SM: My focus has always been on designing systems for people and how we interact with technology to get things done. Good design tells people intuitively what to do. A city needs transit, but transit isn’t historically always thought of as intuitive. As a public entity, we at COTA need to think of everyone in our community and design for them. We are really trying to think about designing transportation differently, in ways our community might not realize but can become part of how we move and live our lives.

For example, at the beginning of the pandemic, many organizations were shutting down or limiting services, and COTA was no different. However for some, transit is their primary means for work. Based on the data at the time in the Northeast area of Columbus, we would have brought a bus line back hourly, but when you think of the people who rely on transit, hourly is not convenient.

Instead, we created the nation’s first full-time bus-on-demand in Northeast Columbus. We handled it through an app, similar to Uber or Lyft. The bus didn’t come to a person’s house, but it did come to the person’s bus stop. We are averaging a twelve minute wait with a full-sized bus. It is a great example of COTA using technology to do something we never could have done ten years ago. This was the first in the U.S., and it is still running.

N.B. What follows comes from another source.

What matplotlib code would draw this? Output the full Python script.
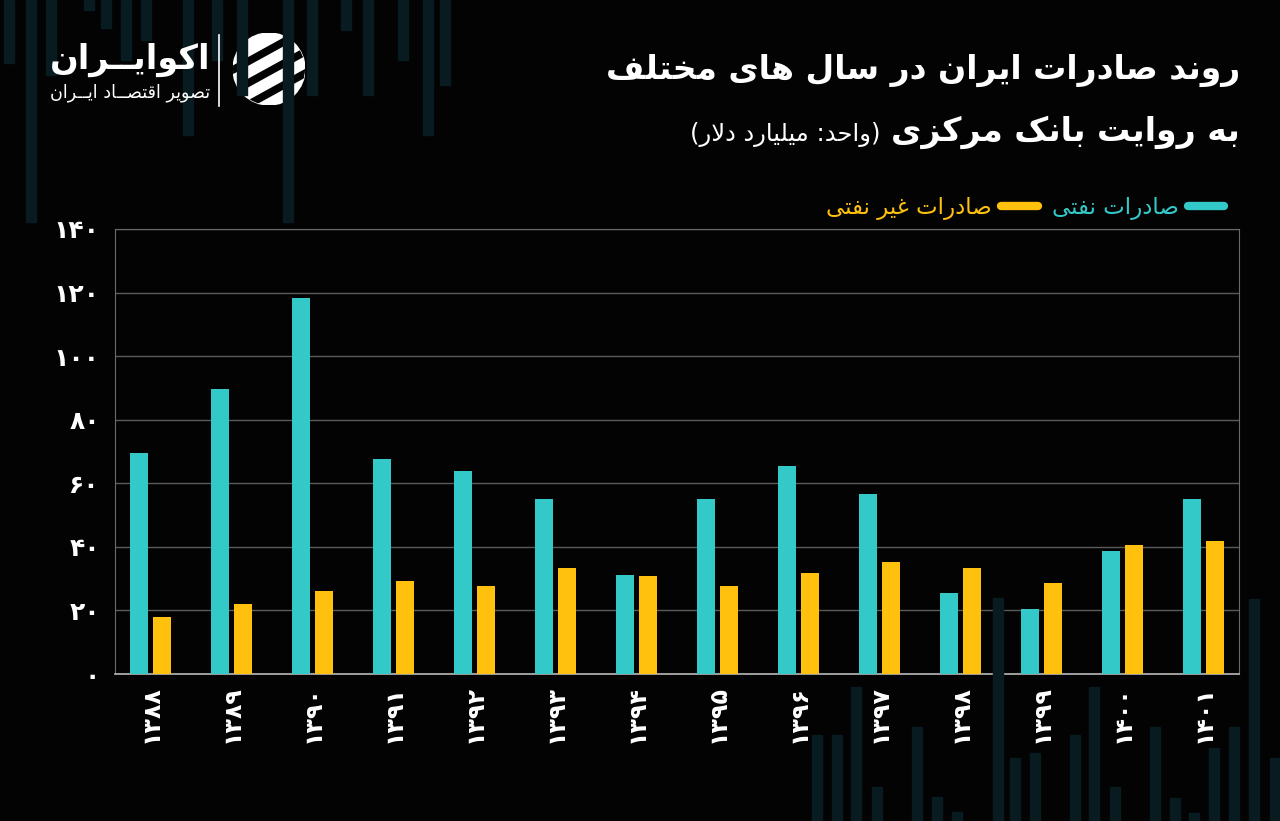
import matplotlib; matplotlib.use("Agg")
import matplotlib.pyplot as plt
from matplotlib.lines import Line2D
from matplotlib.patches import Rectangle, Circle
import numpy as np

W, H = 1280, 821
BG = "#030303"; TEAL = "#33C9C9"; YEL = "#FFC10E"; GRID = "#5a5a5a"; DECO = "#081b20"

# data (billion USD)
years = ["۱۳۸۸", "۱۳۸۹", "۱۳۹۰", "۱۳۹۱", "۱۳۹۲", "۱۳۹۳", "۱۳۹۴",
         "۱۳۹۵", "۱۳۹۶", "۱۳۹۷", "۱۳۹۸", "۱۳۹۹", "۱۴۰۰", "۱۴۰۱"]
oil = [69.4, 89.6, 118.3, 67.5, 64.0, 54.9, 31.3, 55.2, 65.3, 56.5, 25.6, 20.6, 38.6, 54.9]
non_oil = [18.0, 22.1, 26.2, 29.4, 27.8, 33.2, 30.7, 27.8, 31.9, 35.1, 33.5, 28.5, 40.5, 41.7]
yticks = [0, 20, 40, 60, 80, 100, 120, 140]
ytick_labels = ["۰", "۲۰", "۴۰", "۶۰", "۸۰", "۱۰۰", "۱۲۰", "۱۴۰"]

# minimal persian shaping: presentation forms + visual (reversed) order
D = {"ب": (0xFE8F, 0xFE90, 0xFE91, 0xFE92), "ت": (0xFE95, 0xFE96, 0xFE97, 0xFE98),
     "ح": (0xFEA1, 0xFEA2, 0xFEA3, 0xFEA4), "خ": (0xFEA5, 0xFEA6, 0xFEA7, 0xFEA8),
     "س": (0xFEB1, 0xFEB2, 0xFEB3, 0xFEB4), "ص": (0xFEB9, 0xFEBA, 0xFEBB, 0xFEBC),
     "غ": (0xFECD, 0xFECE, 0xFECF, 0xFED0), "ف": (0xFED1, 0xFED2, 0xFED3, 0xFED4),
     "ق": (0xFED5, 0xFED6, 0xFED7, 0xFED8), "ل": (0xFEDD, 0xFEDE, 0xFEDF, 0xFEE0),
     "م": (0xFEE1, 0xFEE2, 0xFEE3, 0xFEE4), "ن": (0xFEE5, 0xFEE6, 0xFEE7, 0xFEE8),
     "ه": (0xFEE9, 0xFEEA, 0xFEEB, 0xFEEC), "ی": (0xFBFC, 0xFBFD, 0xFBFE, 0xFBFF),
     "ک": (0xFB8E, 0xFB8F, 0xFB90, 0xFB91)}
R = {"ا": (0xFE8D, 0xFE8E), "د": (0xFEA9, 0xFEAA), "ر": (0xFEAD, 0xFEAE),
     "ز": (0xFEAF, 0xFEB0), "و": (0xFEED, 0xFEEE)}
TW = "ـ"
def jn(c): return c in D or c == TW
def jp(c): return c in D or c in R or c == TW
def fa(s):
    out = []; i = 0
    while i < len(s):
        c = s[i]; prev = s[i-1] if i else ""
        p = jn(prev) and jp(c)
        if c == "ل" and i+1 < len(s) and s[i+1] == "ا":
            out.append(chr(0xFEFC if p else 0xFEFB)); i += 2; continue
        nxt = s[i+1] if i+1 < len(s) else ""
        n = jn(c) and jp(nxt)
        if c in D:
            f = D[c]; out.append(chr(f[3] if p and n else f[2] if n else f[1] if p else f[0]))
        elif c in R:
            f = R[c]; out.append(chr(f[1] if p else f[0]))
        else:
            out.append(c)
        i += 1
    return "".join(reversed(out)).translate(str.maketrans("()", ")("))

def px(x, y): return x / W, 1 - y / H

plt.rcParams.update({"font.family": "DejaVu Sans", "text.color": "white"})
fig = plt.figure(figsize=(12.8, 8.21), dpi=100, facecolor=BG)

# decorative background bars
top_bars = [(4, 63), (26, 222), (46, 75), (84, 10), (101, 28), (121, 60), (141, 40), (183, 135),
            (212, 60), (237, 95), (283, 222), (307, 95), (341, 30), (363, 95), (398, 60),
            (423, 135), (440, 85)]
bot_bars = [(812, 735), (832, 735), (851, 687), (872, 787), (912, 727), (932, 797), (952, 812),
            (993, 598), (1010, 758), (1030, 753), (1070, 735), (1089, 687), (1110, 787),
            (1150, 727), (1170, 798), (1189, 813), (1209, 748), (1229, 727), (1249, 599), (1270, 758)]
for x, b in top_bars:
    fig.patches.append(Rectangle(px(x, b), 10 / W, b / H, transform=fig.transFigure, color=DECO, zorder=0))
for x, t in bot_bars:
    fig.patches.append(Rectangle(px(x, H), 10 / W, (H - t) / H, transform=fig.transFigure, color=DECO, zorder=0))

ax = fig.add_axes([115 / W, 1 - 674 / H, (1239 - 115) / W, (674 - 229) / H])
ax.set_facecolor("none")
x = np.arange(len(years))
ax.bar(x - 0.142, oil, width=0.222, color=TEAL, zorder=3)
ax.bar(x + 0.142, non_oil, width=0.222, color=YEL, zorder=3)
ax.set_xlim(-0.44, 13.44); ax.set_ylim(0, 140)
ax.set_yticks(yticks, ytick_labels)
ax.set_xticks(x, years, rotation=90)
ax.tick_params(length=0, colors="white", labelsize=18)
ax.tick_params(axis="y", pad=11)
ax.tick_params(axis="x", pad=8, labelsize=17)
for lab in ax.get_xticklabels() + ax.get_yticklabels():
    lab.set_fontweight("bold")
ax.grid(axis="y", color=GRID, lw=1, zorder=0)
for s in ["left", "right", "top"]:
    ax.spines[s].set_color("#6a6a6a")
ax.spines["bottom"].set_color("#b8b8b8"); ax.spines["bottom"].set_linewidth(1.2)

# legend (right-to-left)
hy = Line2D([], [], color=YEL, lw=6, solid_capstyle="round")
ht = Line2D([], [], color=TEAL, lw=6, solid_capstyle="round")
fig.legend(handles=[hy, ht], labels=[fa("صادرات غیر نفتی"), fa("صادرات نفتی")], ncol=2,
           markerfirst=False, loc="center right", bbox_to_anchor=px(1245, 208), frameon=False,
           labelcolor="linecolor", fontsize=16.5, handlelength=1.6, columnspacing=0.6, handletextpad=0.4)

# titles
r = fig.canvas.get_renderer()
def fit(t, wpx):
    t.set_fontsize(t.get_fontsize() * wpx / t.get_window_extent(r).width)
t1 = fig.text(*px(1240, 70), fa("روند صادرات ایران در سال های مختلف"), ha="right", va="center",
              fontsize=24, fontweight="bold")
fit(t1, 635)
t2 = fig.text(*px(1240, 132), fa("به روایت بانک مرکزی"), ha="right", va="center",
              fontsize=24, fontweight="bold")
fit(t2, 350)
t3 = fig.text(*px(880, 134), fa("(واحد: میلیارد دلار)"), ha="right", va="center", fontsize=14)
fit(t3, 192)

# logo
l1 = fig.text(*px(210, 60), fa("اکوایــران"), ha="right", va="center", fontsize=26, fontweight="bold")
fit(l1, 160)
l2 = fig.text(*px(210, 93), fa("تصویر اقتصــاد ایــران"), ha="right", va="center", fontsize=12)
fit(l2, 160)
fig.add_artist(Line2D([219 / W, 219 / W], [1 - 35 / H, 1 - 106 / H], color="white", lw=1.2))
iax = fig.add_axes([233 / W, 1 - 105 / H, 72 / W, 72 / H])
iax.set_xlim(-1, 1); iax.set_ylim(-1, 1); iax.set_aspect("equal"); iax.axis("off")
disc = Circle((0, 0), 1, color="white")
iax.add_patch(disc)
xs = np.linspace(-1.2, 1.2, 50)
for c in [-0.75, -0.15, 0.45]:
    iax.fill_between(xs, 0.55 * xs + c, 0.55 * xs + c + 0.2, color=BG, clip_path=disc)

fig.savefig("out.png", dpi=100, facecolor=BG)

MM: Can you share other examples of game-changing technology that COTA has rapidly put into play over the last couple of years–as the work and transportation environment has been turned upside down.

SM: We are working on an artificial intelligence (AI) project that takes multiple data sources to predict where congestion and accidents may occur. In doing this, we are redefining what a transit organization should be doing. It’s not just about the bus. It is about the total mobility of people in our community. We are one of the first transit agencies to stretch the boundaries of transit this way. We are defining our role in ways that people don’t expect.

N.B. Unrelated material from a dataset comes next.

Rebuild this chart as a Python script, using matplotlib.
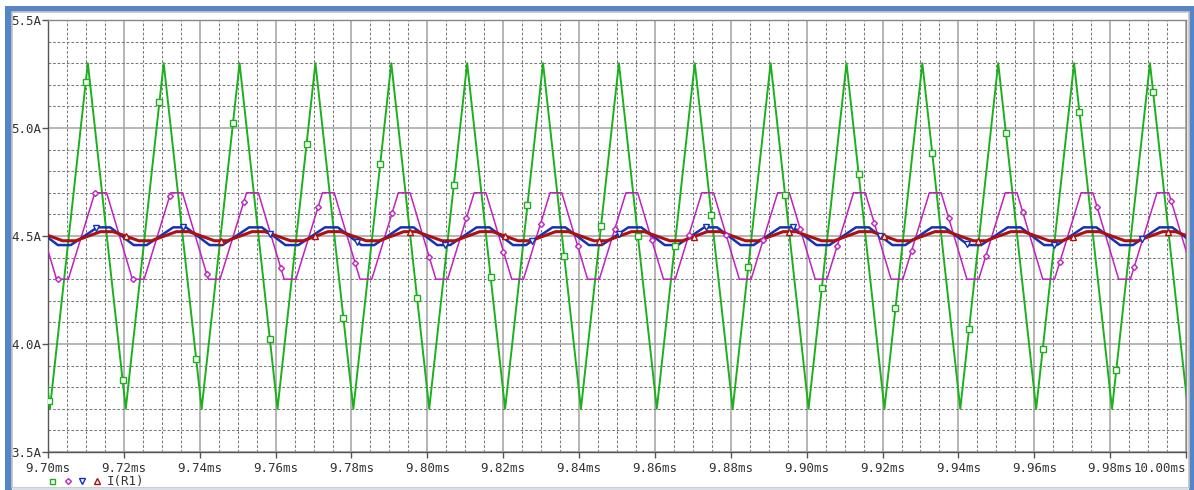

Another example: One of the things that we have learned is that people don’t buy bus passes because they don’t know the true cost. So, in November, we rolled out our digital fare payment system. Riders pay through the Transit app.

MM: And you also found inequity in how customers were paying for fare, such as people who could purchase monthly passes versus people who could only pay by the trip?

SM: Exactly. We found that people who can afford transit the least tend to pay the most. Now the new digital payment system has introduced fare capping. The smartcard or Transit app account keeps track (by the week or the month) When they pay $4.50 a day or $62 a month, their fare is capped and they can continue to ride for the rest of the day or month at no additional cost. That’s a game changer and another interesting way that technology can help COTA do something we couldn’t do before, and it’s an example of how we’re constantly asking ourselves how we can better serve the community, especially those that rely on us the most.

MM: It has been an eye-opener for us, to work with your team. Talk about how COTA is using our services to help accomplish your mission.

SM: We are connected with Rev1 to help us access all types of technologies to make things better, from safety, to customer experience, to data. We want to be at the forefront. We aren’t looking at innovation from solving transit problems. We look at it from the perspective of what would a mobility company do. We provide solutions that connect people to prosperity and move people forward.

MM: How do you execute on that mission from inside a transit organization? Seriously? It is one thing to say you want to take an end-to-end view; it can be quite a different thing to actually do.

SM: It goes back to our overall mentality, and that starts at the top. Our CEO’s background is not public transit. She thinks differently–and the community realizes it needs to think about mobility differently, too. For me, coming into this role, I have a better perception of our community. I had always worked in private industry. This is my first time in the public space. I wouldn’t have thought I would have ever done this; it just wasn’t on my radar. Now, I have a much better appreciation for how public transit helps and serves people. Our mission statement about moving every life forward also means leaving no one behind. Everyone deserves a chance to prosper, and COTA is a part of helping them get there.